> _REQUIRED TASK_
The records below must be written out exactly, with every picture left behind.

** START DATASET ROWS **

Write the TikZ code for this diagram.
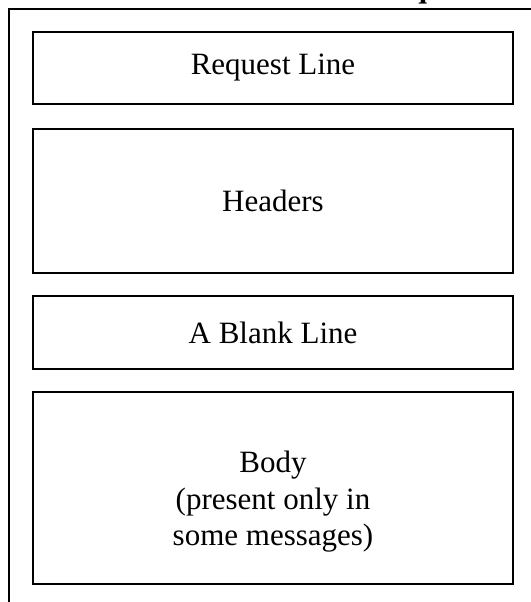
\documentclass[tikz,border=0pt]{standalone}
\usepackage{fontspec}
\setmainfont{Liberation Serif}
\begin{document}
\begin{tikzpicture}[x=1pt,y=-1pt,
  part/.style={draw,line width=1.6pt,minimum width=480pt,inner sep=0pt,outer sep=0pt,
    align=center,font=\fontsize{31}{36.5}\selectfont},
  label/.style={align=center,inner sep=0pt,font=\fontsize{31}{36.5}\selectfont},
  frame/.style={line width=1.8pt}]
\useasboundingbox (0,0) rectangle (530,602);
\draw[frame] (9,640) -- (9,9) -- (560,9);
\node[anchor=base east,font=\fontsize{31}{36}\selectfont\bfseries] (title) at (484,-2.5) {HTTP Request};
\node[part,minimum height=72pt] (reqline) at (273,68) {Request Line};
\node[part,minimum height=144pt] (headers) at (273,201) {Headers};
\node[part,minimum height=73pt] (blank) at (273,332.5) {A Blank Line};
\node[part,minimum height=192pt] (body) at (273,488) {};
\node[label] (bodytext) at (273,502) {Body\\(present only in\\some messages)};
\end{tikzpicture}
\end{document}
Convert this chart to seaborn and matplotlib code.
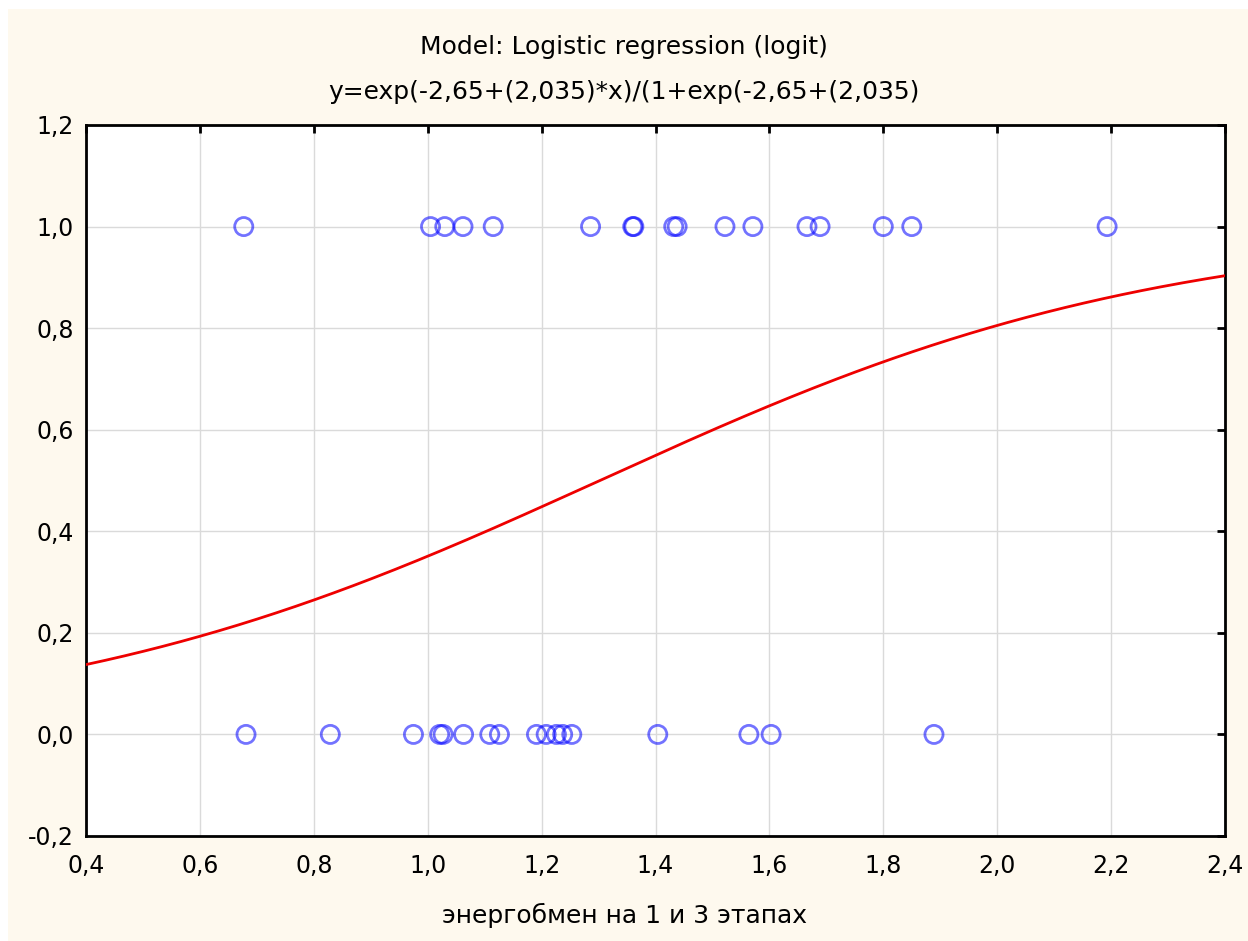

** END DATASET ROWS **

> _TASK ANSWER_
Write the TikZ code for this diagram.
\documentclass[tikz,border=0pt]{standalone}
\usepackage{fontspec}
\setmainfont{Liberation Serif}
\begin{document}
\begin{tikzpicture}[x=1pt,y=-1pt,
  part/.style={draw,line width=1.6pt,minimum width=480pt,inner sep=0pt,outer sep=0pt,
    align=center,font=\fontsize{31}{36.5}\selectfont},
  label/.style={align=center,inner sep=0pt,font=\fontsize{31}{36.5}\selectfont},
  frame/.style={line width=1.8pt}]
\useasboundingbox (0,0) rectangle (530,602);
\draw[frame] (9,640) -- (9,9) -- (560,9);
\node[anchor=base east,font=\fontsize{31}{36}\selectfont\bfseries] (title) at (484,-2.5) {HTTP Request};
\node[part,minimum height=72pt] (reqline) at (273,68) {Request Line};
\node[part,minimum height=144pt] (headers) at (273,201) {Headers};
\node[part,minimum height=73pt] (blank) at (273,332.5) {A Blank Line};
\node[part,minimum height=192pt] (body) at (273,488) {};
\node[label] (bodytext) at (273,502) {Body\\(present only in\\some messages)};
\end{tikzpicture}
\end{document}
Convert this chart to seaborn and matplotlib code.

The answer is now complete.